Why is correlation formula the way it is? Or Say how it formed? I am really being confused by why the correlation formula is called the correlation of two variables $X$ and $Y$. Also how is it derived? 
The part where we divide covariance by product of standard derivation of $X$ and standard derivation of $Y$ is the most confusing for me. Please explain the reasons or provide some good source for such things. 
 A: Maybe going back to the notion of covariance would help.
Say we have two random variables $X$ and $Y$, with a certain number $n$ of independent realizations $x_1,x_2,\dots x_n$ and $y_1,y_2,\dots y_n$. We know that the formula for the sample covariance is
$$\sigma_{xy} =\frac{1}{n-1}\sum_{i=1}^n(x_i-\bar{x})(y_i-\bar{y})$$
where $\bar{x}$ and $\bar{y}$ are respectively sample means for $X$ and $Y$.
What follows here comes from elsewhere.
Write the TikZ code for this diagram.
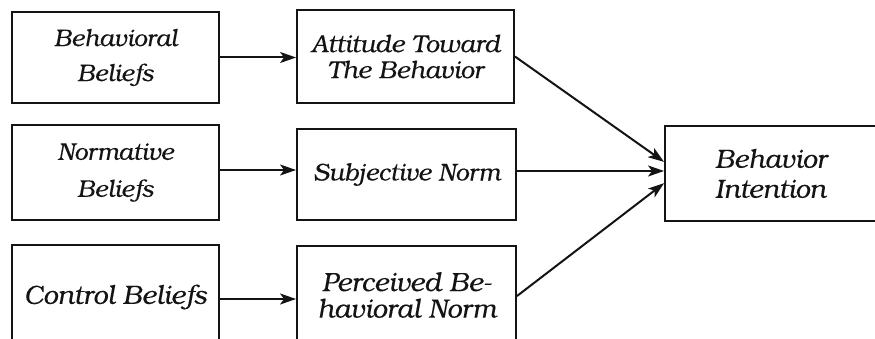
\documentclass[tikz,border=0pt]{standalone}
\usepackage{fontspec}
\setmainfont{TeX Gyre Bonum}
\usetikzlibrary{arrows.meta,calc}
\definecolor{ink}{HTML}{141414}
\tikzset{
  box/.style={draw=ink, line width=1.9pt, inner sep=0pt, text=ink, align=center},
  conn/.style={draw=ink, line width=2pt, -{Stealth[length=16pt,width=11pt,inset=4pt]}},
}
\newcommand{\bfnt}[2]{\itshape\addfontfeature{FakeBold=0.15}\fontsize{#1}{#2}\selectfont}
\begin{document}
\begin{tikzpicture}[x=1pt,y=-1pt]
\useasboundingbox (0,0) rectangle (875,339);
\clip (0,0) rectangle (875,339);
\node[box, minimum width=207pt, minimum height=91pt, font=\bfnt{24}{35}] (bb) at (115.5,57.5) {Behavioral\\Beliefs};
\node[box, minimum width=217pt, minimum height=93pt, font=\bfnt{24.7}{26}] (att) at (405.5,56.5) {Attitude Toward\\The Behavior};
\node[box, minimum width=207pt, minimum height=95pt, font=\bfnt{24}{37}] (nb) at (115.5,172.5) {Normative\\Beliefs};
\node[box, minimum width=219pt, minimum height=91pt, font=\bfnt{24.3}{30}] (sn) at (406.5,174.5) {Subjective Norm};
\node[box, minimum width=207pt, minimum height=104pt, font=\bfnt{26.5}{30}] (cb) at (115.5,297) {Control Beliefs};
\node[box, minimum width=219pt, minimum height=98pt, font=\bfnt{26.6}{26.5}] (pb) at (406.5,295) {Perceived Be-\\havioral Norm};
\node[box, align=left, minimum width=212pt, minimum height=95pt, font=\bfnt{26.3}{30}] (bi) at (771,173.5) {Behavior\\Intention};
\draw[conn] (bb.east) -- (bb.east -| att.west);
\draw[conn] (nb.east |- 0,170) -- (sn.west |- 0,170);
\draw[conn] (cb.east |- 0,299) -- (pb.west |- 0,299);
\draw[conn] (att.east) -- ($(bi.north west)!0.38!(bi.south west)$);
\draw[conn] (sn.east |- 0,171) -- (bi.west |- 0,171);
\draw[conn] ($(pb.north east)+(0,51)$) -- ($(bi.north west)!0.6!(bi.south west)$);
\end{tikzpicture}
\end{document}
Now, thanks to the Cauchy-Schwarz inequality, we have that the sample covariance is bounded by the product of the standard deviations of the two random variables, which I will denote with $\sigma_x$ and $\sigma_y$. We have then that
$$-\sigma_x\sigma_y \leq \sigma_{xy}\leq \sigma_x\sigma_y$$
Now divide all terms in the inequality by $\sigma_x\sigma_y$ (which are, by construction, non-negative) and you have the formula for correlation
$$-\frac{\sigma_x\sigma_y}{\sigma_x\sigma_y} \leq \frac{\sigma_{xy}}{\sigma_x\sigma_y}\leq \frac{\sigma_x\sigma_y}{\sigma_x\sigma_y} $$
$$-1 \leq \frac{\sigma_{xy}}{\sigma_x\sigma_y} \leq 1$$
with the correct bounds, $-1$ and $1$. If you grasp the notion of covariance, then you'll surely see that it is simply a standardized version of the latter.